Parfois, lire un livre est une douce torture. Cela a été le cas pour moi lors de ma lecture de Confessions de Rabee Jaber. À la page 57, j’écris à l’ami qui me l’avait recommandé pour lui dire que je sanglotais. Ce n’était pas un reproche, mais une volonté de lui montrer une certaine reconnaissance pour m’avoir offert un moment intense de colère, d’émotion et curieusement de bonheur. Même en sanglotant, je ne pouvais m’arrêter de lire. Il faut dire que l’histoire, aussi inhabituelle que surprenante par sa violence, me renseignait sur ma propre histoire, sur un côté obscur de mon passé, sur ma propre identité.

Maroun est habité par un malaise lancinant alimenté par le sentiment de ne pas réellement appartenir à sa famille. Même s’il se sent aimé, les silences et les regards prouvent que tout n’était pas aussi clair qu’il n’en paraissait pour cette famille dont le chef se serait transformé en monstre au dire du narrateur qui commence ce récit terrible et brillamment mené par cette phrase: "Mon père enlevait les gens et les tuait", un incipit qui révèle l’atmosphère rendue tout au long des pages crues où nous plonge Rabee Jaber.

Qui est Maroun? D’où vient-il? Les souvenirs de sa petite enfance jalonnent le roman, lui reviennent comme des mirages, présents et impalpables. Il a le sentiment que sa famille recomposée (recomposée comment? Maroun ne le sait pas) lui en veut, mais pourquoi? De quoi était-il coupable? Quelle faute avait-il commise?

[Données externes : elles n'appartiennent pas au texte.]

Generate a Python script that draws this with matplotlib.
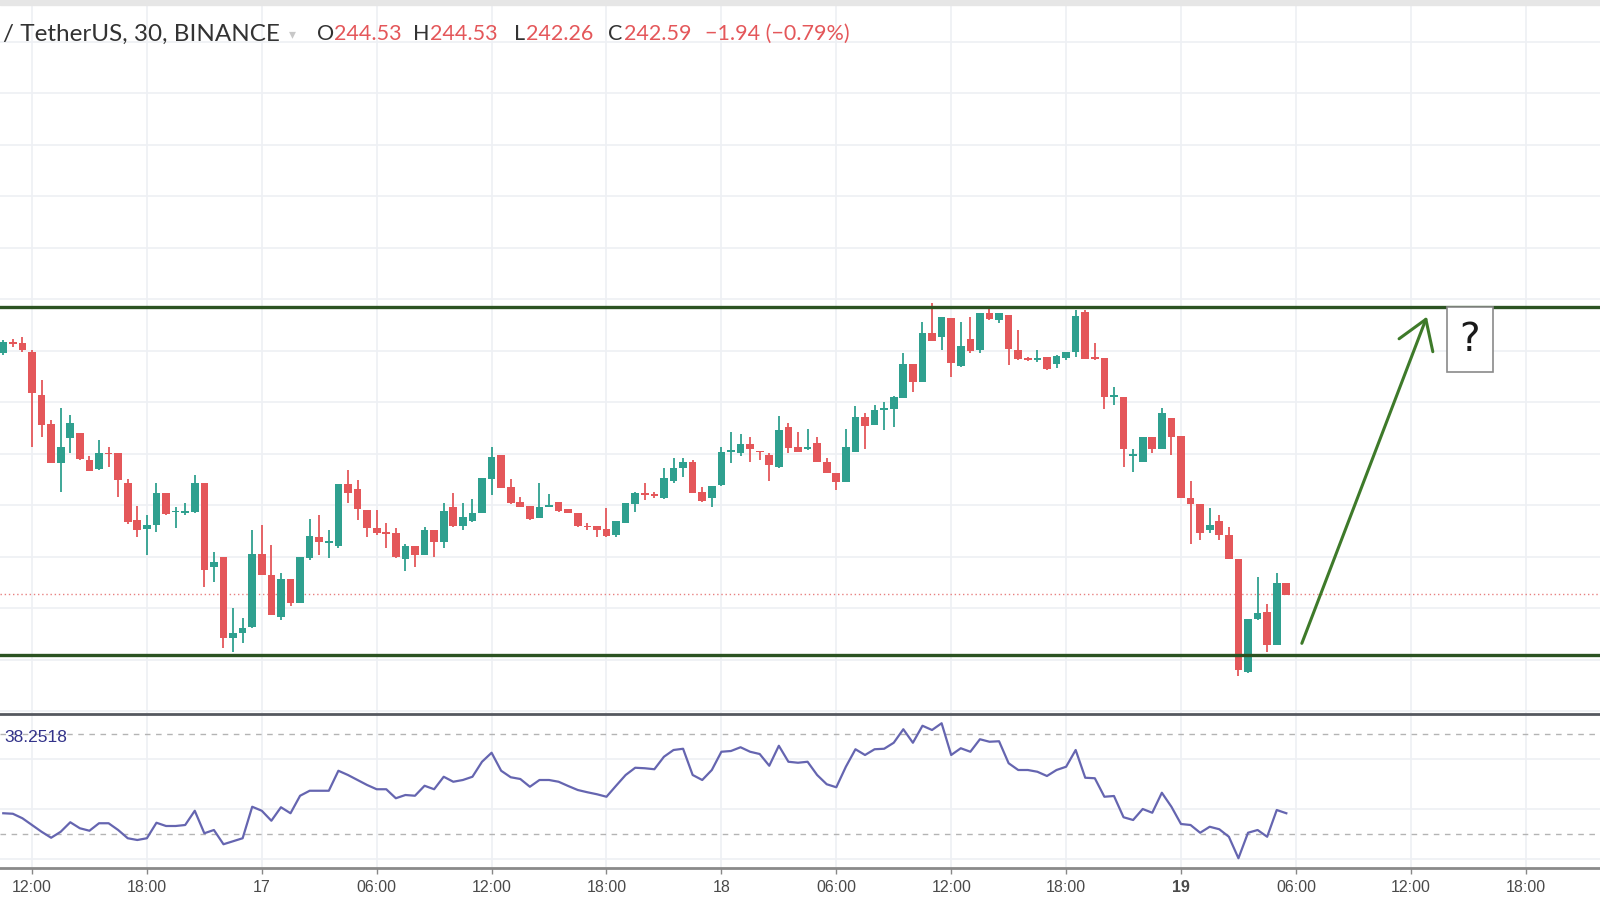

Les combats font rage dans la capitale libanaise. La famille se réfugie dans la seule pièce sûre de la maison où trône une drôle d’icône. Maroun vit dans la confusion. Il n’a aucun souvenir de son petit frère. S’il est son petit frère, il doit être né après lui, mais pourquoi il n’en garde aucun souvenir? Et pourquoi porte-t-il le même prénom que ce regretté petit frère mort sous la torture et dont le portrait ornait la pièce principale de la maison, coupé d’un bandeau noir en diagonal? Maroun aurait-il pris sa place? Il aurait peut-être pu changer quelque chose pour que sa mère aille mieux ou qu’elle arrête de penser à son corps sans vie découvert à quelques mètres de là. Il aurait peut-être pu le sauver, mais comment pouvait-il agir sur une séquence de son existence dont il n’avait aucun souvenir? Aurait-il pu prévenir son enlèvement, son assassinat?

Le roman est court, mais n’en demeure pas moins percutant. Il vous hante des jours après sa lecture, surtout si vous avez habité comme moi à quelques mètres du quartier où se déroulent les faits et que, enfant protégée par les adultes, vous n’aurez jamais soupçonné que l’horreur se concrétisait à un jet de pierre de la maison d’où il arrivait à cette enfant d’observer les vies parallèles, les jours d’accalmie.

Confessions de Rabee Jaber, traduit de l’arabe par Simon Corthay, Gallimard 2021, 156 p.